Document Type

Article

Publication Date

2003

Status

Accepted

Abstract

Understanding the Chinese legal system is not simple because it is (probably) very different from a Western one. The understanding of the Chinese legal system that results from any study will depend crucially on the selection of a paradigm with which to define what counts as an observation and against which to measure and assess the observations, either descriptively or normatively. This is not to say that the selection of a paradigm will make the difference between understanding and not understanding. It will, however, make a difference between understanding in one way and understanding in another way. Whether one of those ways is better than another depends on how still more methodological issues are settled: the purpose that is to be served by the understanding that is sought, and whether that purpose is itself a valuable one.

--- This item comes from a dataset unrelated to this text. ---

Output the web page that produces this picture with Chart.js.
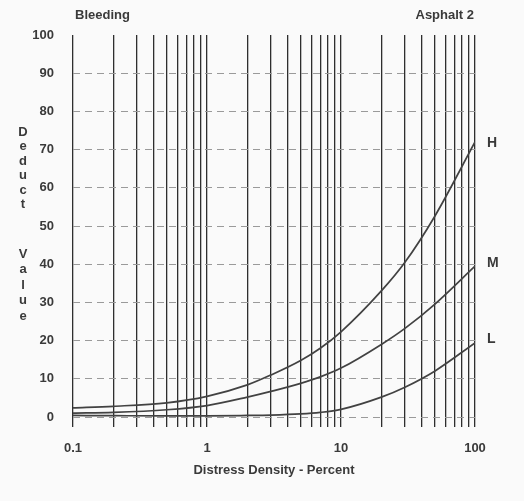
<!DOCTYPE html>
<html>
<head>
<meta charset="utf-8">
<script src="https://cdn.jsdelivr.net/npm/chart.js@4/dist/chart.umd.min.js"></script>
<style>
  html, body { margin: 0; padding: 0; background: #fafafa; }
  #wrap { width: 524px; height: 501px; position: relative; }
</style>
</head>
<body>
<div id="wrap"><canvas id="curveChart"></canvas></div>
<script>
const density = [0.1, 0.2, 0.5, 1, 2, 3, 5, 7, 10, 20, 30, 50, 100];
const highValues = [2.4, 2.8, 3.7, 5.4, 8.4, 11, 14.8, 18, 22.3, 33, 40.5, 52.5, 72];
const mediumValues = [1.0, 1.2, 1.9, 3.0, 5.2, 6.7, 8.8, 10.5, 12.8, 19, 23.2, 29.5, 39.5];
const lowValues = [0.4, 0.35, 0.3, 0.3, 0.4, 0.5, 0.8, 1.2, 2, 5.2, 7.8, 12, 19.4];

const xTickLabels = [0.1, 1, 10, 100];
const xGridValues = [
    0.1, 0.2, 0.3, 0.4, 0.5, 0.6, 0.7, 0.8, 0.9,
    1, 2, 3, 4, 5, 6, 7, 8, 9,
    10, 20, 30, 40, 50, 60, 70, 80, 90, 100
];
const yTicks = [0, 10, 20, 30, 40, 50, 60, 70, 80, 90, 100];

const inkColor = '#3a3a3a';
const labelFont = '"Liberation Sans", Arial, sans-serif';

function toPoints(values) {
    return density.map((d, i) => ({ x: d, y: values[i] }));
}

function curve(label, values) {
    return {
        label: label,
        data: toPoints(values),
        borderColor: '#424242',
        borderWidth: 1.7,
        pointRadius: 0,
        fill: false,
        cubicInterpolationMode: 'monotone'
    };
}

// texts around the plot
const annotations = {
    id: 'annotations',
    beforeDraw(chart) {
        const ctx = chart.ctx;
        ctx.save();
        ctx.fillStyle = '#fafafa';
        ctx.fillRect(0, 0, chart.width, chart.height);
        ctx.restore();
    },
    afterDraw(chart) {
        const ctx = chart.ctx;
        const xs = chart.scales.x;
        const ys = chart.scales.y;
        ctx.save();
        ctx.fillStyle = inkColor;
        ctx.textBaseline = 'middle';
        ctx.font = 'bold 13px ' + labelFont;

        ctx.textAlign = 'left';
        ctx.fillText('Bleeding', 75, 15);
        ctx.textAlign = 'right';
        ctx.fillText('Asphalt 2', 474, 15);

        // x axis title
        ctx.textAlign = 'center';
        ctx.fillText('Distress Density - Percent', (chart.chartArea.left + chart.chartArea.right) / 2, 470);

        // y title, one letter per line
        'Deduct'.split('').forEach((ch, i) => ctx.fillText(ch, 23, 132 + i * 14.5));
        'Value'.split('').forEach((ch, i) => ctx.fillText(ch, 23, 254 + i * 15.5));

        // curve labels at the right end
        ctx.textAlign = 'left';
        ctx.font = 'bold 14px ' + labelFont;
        const lastX = xs.getPixelForValue(100) + 12;
        ctx.fillText('H', lastX, ys.getPixelForValue(highValues[highValues.length - 1]) + 1);
        ctx.fillText('M', lastX, ys.getPixelForValue(mediumValues[mediumValues.length - 1]) - 3);
        ctx.fillText('L', lastX, ys.getPixelForValue(lowValues[lowValues.length - 1]) - 4);
        ctx.restore();
    }
};

const curveChart = new Chart(document.getElementById('curveChart').getContext('2d'), {
    type: 'line',
    data: {
        datasets: [
            curve('H', highValues),
            curve('M', mediumValues),
            curve('L', lowValues)
        ]
    },
    options: {
        responsive: true,
        maintainAspectRatio: false,
        animation: false,
        layout: {
            padding: { top: 35, right: 49, left: 0, bottom: 0 }
        },
        plugins: {
            legend: { display: false },
            tooltip: { enabled: false }
        },
        scales: {
            x: {
                type: 'logarithmic',
                min: 0.1,
                max: 100,
                afterBuildTicks: scale => {
                    scale.ticks = xGridValues.map(v => ({ value: v }));
                },
                afterFit: scale => {
                    scale.height = 84;
                },
                ticks: {
                    autoSkip: false,
                    maxRotation: 0,
                    padding: 14,
                    color: inkColor,
                    font: { family: labelFont, size: 13, weight: 'bold' },
                    callback: value => xTickLabels.includes(value) ? String(value) : ''
                },
                grid: {
                    color: '#2e2e2e',
                    lineWidth: 1.3,
                    tickLength: 10,
                    drawTicks: true
                },
                border: { display: false }
            },
            y: {
                min: 0,
                max: 100,
                afterBuildTicks: scale => {
                    scale.ticks = yTicks.map(v => ({ value: v }));
                },
                afterFit: scale => {
                    scale.width = 73;
                },
                ticks: {
                    padding: 19,
                    color: inkColor,
                    font: { family: labelFont, size: 13, weight: 'bold' }
                },
                grid: {
                    color: ctx => ctx.tick && ctx.tick.value === 100 ? 'rgba(0,0,0,0)' : '#9a9a9a',
                    lineWidth: 1,
                    drawTicks: false
                },
                border: { display: false, dash: [7, 5] }
            }
        }
    },
    plugins: [annotations]
});
</script>
</body>
</html>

This paper explores the ways in which the Chinese legal system can be understood through the use, conscious or not, of different models, and in particular the phenomenon of what appear to be mistakes and aberrations in the system when we apply those models. I offer a particular way of modeling the Chinese legal system, and show how this way of modeling produces observations that can be explained only as errors or aberrations. I will then show how other ways of modeling would explain these observations as normal and expected phenomena. Finally, I will discuss the challenge these multiple ways of modeling pose to the analyst. A model that explains an observation as normal is not necessarily superior to a model that can only explain it as an error or an aberration: mistakes and aberrations do happen. Yet surely it is also intellectually satisfying to have a model of a set of phenomena that provides a plausible account of almost all of them.